A montagem está carregada de simbolismos. Da sensualidade feminina descoberta, manifestada no corpo de Tereza, que clama por um sujeito estrangeiro que não irá tocá-la. E esse corpo que anseia, com o passar do tempo vai ficando duro, seco. Na realidade isso ocorre quando ela perde as esperanças desse amor imaginado e não se contenta com as possiblidades que lhe são apresentadas, ou seja, o contato erótico com José.

Foto: Ivana Moura

As outras duas irmãs guardam aproximação com as mulheres reprimidas de Garcia Lorca. Madalena fechou-se em casa, em luto. Não sai para nada, ninguém sabe por que, mas há de se presumir que foi por desilusão amorosa – perda, medo, danação. Carminha guarda o segredo de amar o homem prometido da irmã, e quando pensa que tem uma chance o fogo contido reacende.

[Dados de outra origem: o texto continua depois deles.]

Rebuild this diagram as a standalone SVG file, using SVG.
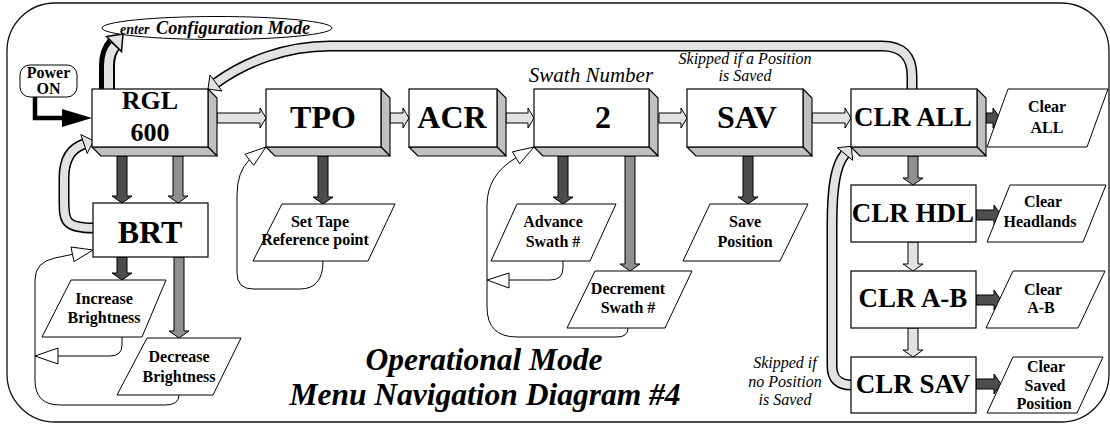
<svg xmlns="http://www.w3.org/2000/svg" width="1110" height="425" viewBox="0 0 1110 425">
  <style>
    .frame { fill: #fff; stroke: #111; stroke-width: 1.3; }
    .box { fill: #fff; stroke: #000; stroke-width: 1.2; }
    .side { fill: #c0c0c0; stroke: #000; stroke-width: 1.1; stroke-linejoin: round; }
    .io { fill: #fff; stroke: #000; stroke-width: 1; }
    .big { font-family: "Liberation Serif", "Times New Roman", serif; font-weight: bold; text-anchor: middle; fill: #000; }
    .lbl { font-family: "Liberation Serif", "Times New Roman", serif; font-weight: bold; font-size: 16px; text-anchor: middle; fill: #000; }
    .note { font-family: "Liberation Serif", "Times New Roman", serif; font-style: italic; font-size: 16px; text-anchor: middle; fill: #000; }
    .title { font-family: "Liberation Serif", "Times New Roman", serif; font-style: italic; font-weight: bold; font-size: 31.5px; text-anchor: middle; fill: #000; }
    .dark { fill: #4d4d4d; stroke: #000; stroke-width: 1; stroke-linejoin: miter; }
    .mid { fill: #8f8f8f; stroke: #000; stroke-width: 1; }
    .light { fill: #e2e2e2; stroke: #000; stroke-width: 1; }
    .thin { fill: none; stroke: #000; stroke-width: 1; }
    .hollow { fill: #fff; stroke: #000; stroke-width: 1; }
    .band-out { fill: none; stroke: #000; stroke-width: 11; }
    .band-in { fill: none; stroke: #e2e2e2; stroke-width: 8; }
  </style>

  <!-- outer rounded frame -->
  <rect class="frame" x="7" y="3" width="1102" height="419" rx="48" ry="48"/>

  <!-- connectors -->
  <g id="connectors">
    <!-- return loop: CLR ALL back to RGL 600 -->
    <path class="band-out" d="M912,89 V76 Q912,46 882,46 H330 C285,46 245,62 216,83"/>
    <path class="band-in" d="M912,90 V76 Q912,46 882,46 H330 C285,46 245,62 216,83"/>
    <polygon class="light" points="208,89 222,91 210,75"/>

    <!-- return loop: BRT back to RGL 600 -->
    <path class="band-out" d="M93,228 C64,228 64,220 64,200 V178 C64,158 72,148 84,144"/>
    <path class="band-in" d="M94,228 C64,228 64,220 64,200 V178 C64,158 72,148 84,144"/>
    <polygon class="light" points="93.5,140.8 87.2,153.5 80.8,134.5"/>

    <!-- return loop: CLR SAV back to CLR ALL -->
    <path class="band-out" d="M851,385 Q832,385 832,366 V225 C832,185 836,165 845,154"/>
    <path class="band-in" d="M852,385 Q832,385 832,366 V225 C832,185 836,165 845,154"/>
    <polygon class="light" points="851.3,146.3 852.7,160.3 837.3,147.7"/>

    <!-- RGL 600 to configuration mode -->
    <path fill="none" stroke="#000" stroke-width="16" d="M107,91 V66 Q107,52 114,44"/>
    <path fill="none" stroke="#e2e2e2" stroke-width="9" d="M108.5,91 V66 Q108.5,53 115,46"/>
    <polygon fill="#e2e2e2" stroke="#000" stroke-width="1.5" points="123,34 121.5,51.5 106.5,36.5"/>

    <!-- power on -->
    <path fill="none" stroke="#000" stroke-width="4.5" d="M35,97 V118 H64"/>
    <polygon fill="#000" points="62,109 92,118 62,127"/>

    <!-- main row -->
    <polygon class="light" points="217,113 260,113 260,108 266,118 260,128 260,123 217,123"/>
    <polygon class="light" points="390,113 403,113 403,108 409,118 403,128 403,123 390,123"/>
    <polygon class="light" points="506,113 528,113 528,108 534,118 528,128 528,123 506,123"/>
    <polygon class="light" points="659,113 681,113 681,108 687,118 681,128 681,123 659,123"/>
    <polygon class="light" points="812,113 845,113 845,108 851,118 845,128 845,123 812,123"/>

    <!-- down arrows -->
    <polygon class="dark" points="117,156 127,156 127,196 132,196 122,203 112,196 117,196"/>
    <polygon class="mid" points="173,156 183,156 183,196 188,196 178,203 168,196 173,196"/>
    <polygon class="dark" points="117,257 127,257 127,273 132,273 122,280 112,273 117,273"/>
    <polygon class="mid" points="174,257 184,257 184,331 189,331 179,338 169,331 174,331"/>
    <polygon class="dark" points="318,156 328,156 328,197 333,197 323,204 313,197 318,197"/>
    <polygon class="dark" points="558,156 568,156 568,197 573,197 563,204 553,197 558,197"/>
    <polygon class="mid" points="625,156 635,156 635,264 640,264 630,271 620,264 625,264"/>
    <polygon class="dark" points="743,156 753,156 753,197 758,197 748,204 738,197 743,197"/>
    <polygon class="mid" points="908,156 918,156 918,178 923,178 913,185 903,178 908,178"/>
    <polygon class="light" points="908,242 918,242 918,264 923,264 913,271 903,264 908,264"/>
    <polygon class="light" points="908,328 918,328 918,350 923,350 913,357 903,350 908,350"/>

    <!-- clear actions -->
    <polygon class="dark" points="986,113 993,113 993,108 1000,118 993,128 993,123 986,123"/>
    <polygon class="dark" points="976,210 994,210 994,205 1001,215 994,225 994,220 976,220"/>
    <polygon class="dark" points="976,295 994,295 994,290 1001,300 994,310 994,305 976,305"/>
    <polygon class="dark" points="976,379 994,379 994,374 1001,384 994,394 994,389 976,389"/>

    <!-- brightness loops -->
    <path class="thin" d="M122,337 V345 Q122,356 110,356 H58"/>
    <polygon class="hollow" points="35,356 58,348 58,364"/>
    <path class="thin" d="M179,395 Q179,405 165,405 H60 Q35,405 35,380 V280 Q35,262 55,258 L72.5,254.3"/>
    <polygon class="hollow" points="93,250 74,261.6 71,247"/>

    <!-- tape reference loop -->
    <path class="thin" d="M323,261 Q323,289 300,289 H253 Q237,289 237,273 V195 Q237,172 249.4,159.8"/>
    <polygon class="hollow" points="266,147 253.7,165.3 245.1,154.3"/>

    <!-- swath loops -->
    <path class="thin" d="M563,261 V268 Q563,280 550,280 H509"/>
    <polygon class="hollow" points="487,280 509,273 509,288"/>
    <path class="thin" d="M628,328 Q628,337 617,337 H517 Q487,337 487,307 V205 Q487,175 516,157.8"/>
    <polygon class="hollow" points="534,147 519.6,163.8 512.4,151.8"/>
  </g>

  <!-- entry points -->
  <g id="power-on">
    <rect class="io" x="20" y="65" width="57" height="32" rx="10" ry="10"/>
    <text class="lbl" x="48.5" y="78" font-size="15.5">Power</text>
    <text class="lbl" x="48.5" y="94" font-size="15.5">ON</text>
  </g>
  <g id="config-mode">
    <ellipse class="io" cx="217" cy="28" rx="115" ry="11.5"/>
    <text x="120" y="34" font-family="Liberation Serif, serif" font-style="italic" font-weight="bold" font-size="14">enter</text>
    <text x="156" y="34" font-family="Liberation Serif, serif" font-style="italic" font-weight="bold" font-size="18.2">Configuration Mode</text>
  </g>

  <!-- 3D menu boxes -->
  <g id="rgl600">
    <polygon class="side" points="208,89 217,98 217,156 208,147"/>
    <polygon class="side" points="92,147 208,147 217,156 101,156"/>
    <rect class="box" x="92" y="89" width="116" height="58"/>
    <text class="big" x="150" y="109" font-size="26">RGL</text>
    <text class="big" x="150" y="141" font-size="26">600</text>
  </g>
  <g id="tpo">
    <polygon class="side" points="381,89 390,98 390,156 381,147"/>
    <polygon class="side" points="266,147 381,147 390,156 275,156"/>
    <rect class="box" x="266" y="89" width="115" height="58"/>
    <text class="big" x="323" y="128" font-size="32">TPO</text>
  </g>
  <g id="acr">
    <polygon class="side" points="497,89 506,98 506,156 497,147"/>
    <polygon class="side" points="409,147 497,147 506,156 418,156"/>
    <rect class="box" x="409" y="89" width="88" height="58"/>
    <text class="big" x="452" y="128" font-size="32">ACR</text>
  </g>
  <g id="swath">
    <polygon class="side" points="649,89 658,98 658,156 649,147"/>
    <polygon class="side" points="534,147 649,147 658,156 543,156"/>
    <rect class="box" x="534" y="89" width="115" height="58"/>
    <text class="big" x="603" y="128" font-size="32">2</text>
    <text x="591" y="82" font-family="Liberation Serif, serif" font-style="italic" font-size="21" text-anchor="middle">Swath Number</text>
  </g>
  <g id="sav">
    <polygon class="side" points="803,89 812,98 812,156 803,147"/>
    <polygon class="side" points="687,147 803,147 812,156 696,156"/>
    <rect class="box" x="687" y="89" width="116" height="58"/>
    <text class="big" x="747" y="128" font-size="32">SAV</text>
    <text class="note" x="745" y="64">Skipped if a Position</text>
    <text class="note" x="745" y="81">is Saved</text>
  </g>
  <g id="clr-all">
    <polygon class="side" points="977,89 986,98 986,156 977,147"/>
    <polygon class="side" points="851,147 977,147 986,156 860,156"/>
    <rect class="box" x="851" y="89" width="126" height="58"/>
    <text class="big" x="913" y="126" font-size="27">CLR ALL</text>
  </g>

  <!-- flat menu boxes -->
  <g id="brt">
    <rect class="box" x="93" y="203" width="115" height="54"/>
    <text class="big" x="150" y="243" font-size="32">BRT</text>
  </g>
  <g id="clr-hdl">
    <rect class="box" x="851" y="185" width="125" height="57"/>
    <text class="big" x="913" y="222" font-size="27">CLR HDL</text>
  </g>
  <g id="clr-ab">
    <rect class="box" x="851" y="271" width="125" height="57"/>
    <text class="big" x="913" y="307" font-size="27">CLR A-B</text>
  </g>
  <g id="clr-sav">
    <rect class="box" x="851" y="357" width="125" height="56"/>
    <text class="big" x="913" y="393" font-size="27">CLR SAV</text>
    <text class="note" x="785" y="368">Skipped if</text>
    <text class="note" x="785" y="387">no Position</text>
    <text class="note" x="785" y="405">is Saved</text>
  </g>

  <!-- actions -->
  <g id="increase-brightness">
    <polygon class="io" points="42,337 71,280 166,280 142,337"/>
    <text class="lbl" x="104" y="304">Increase</text>
    <text class="lbl" x="104" y="323">Brightness</text>
  </g>
  <g id="decrease-brightness">
    <polygon class="io" points="117,395 147,338 241,338 213,395"/>
    <text class="lbl" x="179" y="362">Decrease</text>
    <text class="lbl" x="179" y="382">Brightness</text>
  </g>
  <g id="set-tape">
    <polygon class="io" points="253,261 282,204 395,204 368,261"/>
    <text class="lbl" x="320" y="227" font-size="17">Set Tape</text>
    <text class="lbl" x="315" y="245" font-size="17">Reference point</text>
  </g>
  <g id="advance-swath">
    <polygon class="io" points="491,261 517,204 616,204 590,261"/>
    <text class="lbl" x="553" y="227">Advance</text>
    <text class="lbl" x="553" y="247">Swath #</text>
  </g>
  <g id="decrement-swath">
    <polygon class="io" points="567,328 595,271 692,271 665,328"/>
    <text class="lbl" x="628" y="294">Decrement</text>
    <text class="lbl" x="628" y="313">Swath #</text>
  </g>
  <g id="save-position">
    <polygon class="io" points="683,261 710,204 808,204 780,261"/>
    <text class="lbl" x="745" y="227">Save</text>
    <text class="lbl" x="745" y="247">Position</text>
  </g>
  <g id="clear-all">
    <polygon class="io" points="987,147 1008,89 1108,89 1087,147"/>
    <text class="lbl" x="1047" y="112" font-size="17">Clear</text>
    <text class="lbl" x="1047" y="133" font-size="17">ALL</text>
  </g>
  <g id="clear-headlands">
    <polygon class="io" points="987,242 1010,185 1106,185 1083,242"/>
    <text class="lbl" x="1043" y="207" font-size="17">Clear</text>
    <text class="lbl" x="1040" y="227" font-size="17">Headlands</text>
  </g>
  <g id="clear-ab">
    <polygon class="io" points="986,328 1013,271 1105,271 1078,328"/>
    <text class="lbl" x="1043" y="295" font-size="17">Clear</text>
    <text class="lbl" x="1041" y="313" font-size="17">A-B</text>
  </g>
  <g id="clear-saved">
    <polygon class="io" points="987,413 1013,357 1103,357 1077,413"/>
    <text class="lbl" x="1046" y="372" font-size="17">Clear</text>
    <text class="lbl" x="1045" y="391" font-size="17">Saved</text>
    <text class="lbl" x="1044" y="409" font-size="17">Position</text>
  </g>

  <!-- caption -->
  <g id="caption">
    <text class="title" x="484" y="370">Operational Mode</text>
    <text class="title" x="485" y="405">Menu Navigation Diagram #4</text>
  </g>
</svg>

O amor desmedido de Tereza desafia o amor desmedido de José. José suporta o tempo pedido pela amada até que cansa e a cultura do macho aflora, o que tenta resolver a questão à força.

Foto: Ivana Moura

A cenografia (de Samuel Santos, executada por Nagilson) e a direção de arte de Fernando Kehler embalam essa trama de beleza e elementos reveladores. Como a concha do mar, as redes e mosquiteiro (cortinado para proteger dos mosquitos), bancos que viram cama ou tribuna nos momentos de narração. São também muito criativas as soluções para portas e janelas. A iluminação (plano de Iluminação é d’O Poste: Soluções Luminosas) entra em cumplicidade com os outros elementos da cena. Os figurinos de Agrinez Melo, executados por Sara Paixão, funcionam em harmonia com o conjunto da obra.

A atuação dos intérpretes segue a linha proposta pelo diretor e Agrinez Melo, Naná Sodré e Thomás Aquino reforçam na caricatura, em atuações convincentes. Eliz Galvão destoa dessa galeria, revelando-se um pouco mais imatura em relação ao grupo, mas também tem sua graça.

Foto: Ivana Moura

O verbo do espetáculo é esperar. O tempo é de espera. E a montagem atropela essa exigência. Explico: Cordel do amor sem fim fala muito. Fala com os diálogos e os monólogos das personagens. Fala com o pensamento dessas figuras atormentadas. Fala com a música tocada ao vivo (Letras das músicas: Carlos Barral e músicas Josias Albuquerque). Fala através da percussao executada pelos atores.
O tempo da espera reclama por silêncios.

Se há o que precisa ajustar nesse Cordel são alguns excessos. A maquiagem dos atores e os figurinos da peça já trazem sua carga. As interpretações também reforçam essa linha não ilusionista, com os corpos extracotidianos dos intérpretes. Para ressaltar a poesia do espetáculo é preciso contrapor o que já está bem marcado com um pouco de sutileza. Para equalizar a séria pesquisa com a recepção. Para que o espetáculo caiba em sua própria medida. E arrebate ainda mais o público.